The W.T. Bandy Center partnered with our campus colleagues to offer two webinars in the past year.
The Department of French and Italian, the W.T. Bandy Center, the Vanderbilt Cinema & Media Arts Department, and the libraries co-sponsored “Missing the Marc: Trans Identities in Nineteenth-Century France” with guest lecturer Rachel Mesch, professor of English and French and chair, English Department, Yeshiva University; National Endowment for the Humanities Public Scholar Fellowship, 2017-18.
Marc de Montifaud was a renowned art critic before publishing titillating works that were repeatedly censored for “offense to public decency.” Montifaud was bewildered by punishments they felt didn’t fit the crime and continued to write erotic tales as well as passionate treatises in self-defense. They were as angry about being censored as about being sent to a women’s prison rather than the one where male artists and writers were sent for similar infractions.
This talk explored Montifaud’s efforts to express their gender nonconformity, arguing that the disproportionate response by the forces of authority was a function of the public’s inability to identify the precise nature of Montifaud’s affront. Montifaud refused to concede because they thrived on this perpetual misunderstanding, which allowed them to make visible a state of tension with a world that had not yet imagined them.

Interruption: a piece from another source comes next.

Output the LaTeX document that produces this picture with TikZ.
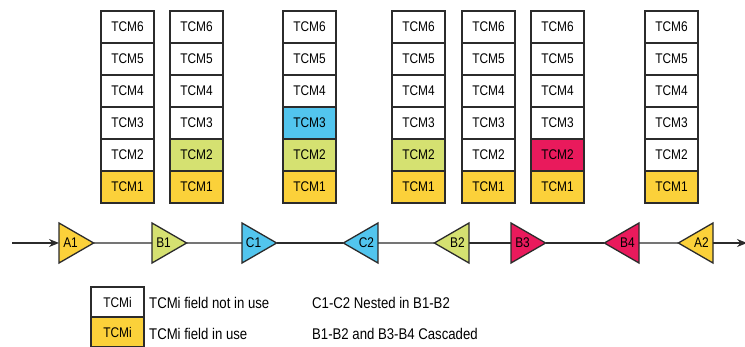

The second webinar explored the book, The Immortals, set in an infamous neighborhood of Port-au-Prince, on Grand-Rue, where many women, young and old, trade in flesh, sex, and desire. We learn, in glimpses and fragments, about the lives of women who fall in love with the moving images of television, the romance of a novel, and the dreams of escape. In his first novel, Makenzy Orcel ultimately asks: What becomes of these women, their lives, their stories, their desires, and their whims when a violent earthquake brings the capital city and its brothels to their knees?
In this conversation between Makenzy Orcel and Nathan H. Dize (French and Italian), participants discussed the genesis of The Immortals, its legacy eleven years after its publication, the themes it discusses and engenders, and the future of Haitian literature.
This event was sponsored by the W.T. Bandy Center for Baudelaire and Modern French Studies and the Department of French and Italian.